Reisen in die Alpen standen einst für Modernität und Fortschritt – was der Stil Joseph Binders nach wie vor kommuniziert, ebenso wie die neuen Plakate, die Wolfgang Hartl mit Erika Friedl designt hat. Sie mussten "Hohes Land" dabei nicht völlig neu erfinden: Schon in der zweiten Hälfte des 19. Jahrhunderts wurde die Semmering Region ein Außenposten der Metropole Wien. Auf der Suche nach Natur und Bergen keimte erster Tourismus auf, ermöglicht durch die neue Eisenbahnlinie von Wien nach Süden. Die urbane Elite baute sich Villen und weilte am Wochenende in den Bergen. In diesem Sinne erinnert Wolfgang Hartl daran, dass Innovationen nicht nur in Metropolen entstehen, sondern im Austausch von Stadt und Land. "100 Jahre zurückgedacht war es eigentlich ziemlich spannend in der Region, da gibt's berühmte Leute, die da unterwegs waren – bis zum Freud, oder Wittgenstein, der später da draußen gearbeitet hat, die haben den Raum genutzt, um ihre Ideen zu entwickeln, die heute noch spannend sind."

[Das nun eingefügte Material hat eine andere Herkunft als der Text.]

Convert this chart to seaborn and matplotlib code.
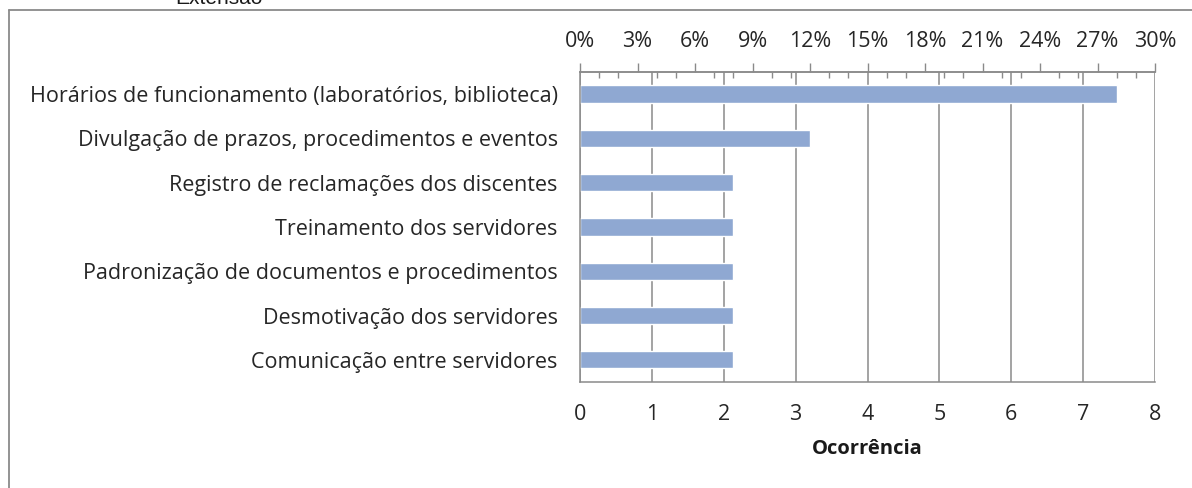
import matplotlib
matplotlib.use('Agg')
import matplotlib.pyplot as plt
import seaborn as sns
import pandas as pd
from matplotlib.ticker import FixedLocator, FuncFormatter
from matplotlib.lines import Line2D

# dados: ocorrências e percentual de cada problema (total de 25 respostas)
problemas = [
    'Horários de funcionamento (laboratórios, biblioteca)',
    'Divulgação de prazos, procedimentos e eventos',
    'Registro de reclamações dos discentes',
    'Treinamento dos servidores',
    'Padronização de documentos e procedimentos',
    'Desmotivação dos servidores',
    'Comunicação entre servidores',
]
ocorrencias = [7, 3, 2, 2, 2, 2, 2]
percentual = [28, 12, 8, 8, 8, 8, 8]

max_ocorr = 8
max_pct = 30

df = pd.DataFrame({'problema': problemas, 'ocorrencia': ocorrencias, 'pct': percentual})

sns.set_style('white')
plt.rcParams['font.family'] = ['Open Sans', 'DejaVu Sans']

tam = 15.5
cor_txt = '#262626'

fig = plt.figure(figsize=(11.92, 4.88), dpi=100)
ax = fig.add_axes([0.4866, 0.2172, 0.9690 - 0.4866, 0.8525 - 0.2172])

sns.barplot(data=df, x='pct', y='problema', color='#8FA8D2', width=0.39,
            saturation=1, ax=ax)

cinza = '#8a8a8a'
ax.set_xlim(0, max_pct)
# eixo inferior em ocorrências (0 a 8) sobre a mesma escala
ax.xaxis.set_major_locator(FixedLocator([i * max_pct / max_ocorr for i in range(max_ocorr + 1)]))
ax.xaxis.set_major_formatter(FuncFormatter(lambda v, p: f'{v * max_ocorr / max_pct:.0f}'))
ax.grid(axis='x', color=cinza, linewidth=1.1)
ax.set_axisbelow(True)
ax.tick_params(axis='x', length=0, pad=16, labelsize=tam, labelcolor=cor_txt)
ax.tick_params(axis='y', length=0, pad=16, labelsize=tam, labelcolor=cor_txt)
ax.set_ylabel('')
ax.set_xlabel('Ocorrência', fontsize=tam - 1, fontweight='bold', color='#1a1a1a', labelpad=10)

for s in ['left', 'bottom', 'top']:
    ax.spines[s].set_color(cinza)
    ax.spines[s].set_linewidth(1.1)
ax.spines['right'].set_visible(False)

# eixo superior em percentual
sec = ax.secondary_xaxis('top')
sec.xaxis.set_major_locator(FixedLocator(list(range(0, max_pct + 1, 3))))
sec.xaxis.set_minor_locator(FixedLocator(list(range(0, max_pct + 1))))
sec.xaxis.set_major_formatter(FuncFormatter(lambda v, p: f'{v:.0f}%'))
sec.spines['top'].set_color(cinza)
sec.spines['top'].set_linewidth(1.1)
sec.tick_params(which='major', direction='out', length=6.5, width=1, color=cinza,
                pad=8, labelsize=tam, labelcolor=cor_txt)
sec.tick_params(which='minor', direction='in', length=4, width=1, color=cinza)

# moldura e título cortado
fig.add_artist(Line2D([0.0075, 1.0], [0.979, 0.979], color=cinza, linewidth=1.3))
fig.add_artist(Line2D([0.0075, 0.0075], [0.0, 0.979], color=cinza, linewidth=1.3))
fig.text(0.184, 0.992, 'Extensão', fontsize=15, family='Liberation Sans',
         ha='center', va='baseline', color='#1a1a1a')

fig.savefig('out.png', dpi=100)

Denkanstöße für die Zukunft
Da sich das Projekt in der Grauzone von Kunst, Kultur, Zukunftsforschung und schenke Fiction bewegt, müssen die Designer sich nicht mit technischen Details belasten. Die Plakate erzählen von Musikern, die verbrauchtes Wasser durch positive Schwingungen regenerieren, von Bäumen, die zu Häusern wachsen, und von Autobahnen, die Orte nicht nur überbrücken, sondern zugleich einbinden. Vieles davon spiegelt bestehende Ansätze. Wie solche Visionen einzuschätzen sind, zeigt ein Blick in die Vergangenheit. "Vor 100 Jahren war es insofern spannend, es hat da diese Semmering Rennen gegeben, die haben in der Region stattgefunden. Und damals haben Hybrid Wagen gegen Elektrowagen und dieselbetriebene Fahrzeugen ein Wettrennen über den Semmering gemacht - vor 100 Jahren war das möglich!"
Bergrennen mit Hybridautos, Intellektuelle verlassen die Stadt, um am Land ihre Innovationen zu entwickeln: Tatsächlich waren viele Technologien und Systeme, die uns heute als bestimmend erscheinen, vor 100 Jahren noch lange nicht etabliert. Solche Denkanstöße will Wolfgang Hartl mit seinem Projekt geben. Immerhin hat sein Atelier seinen Sitz in einem adaptierten Bauernhaus. "Wir haben unser Atelier ganz bewusst ins Land gesetzt. Wir sind ein Designer-Kollektiv, aber wir leben und arbeiten in einem Kuhstall. Wir finden das Land ganz unglaublich inspirierend, es schafft für uns einen großen Freiraum, um zu denken. Da kommen auch Menschen hin, die sind irrsinnig spannend, und wir fragen uns, warum hat man es vor 100 Jahren geschafft, einen Freiraum zu schaffen, und heute schafft man es nicht mehr?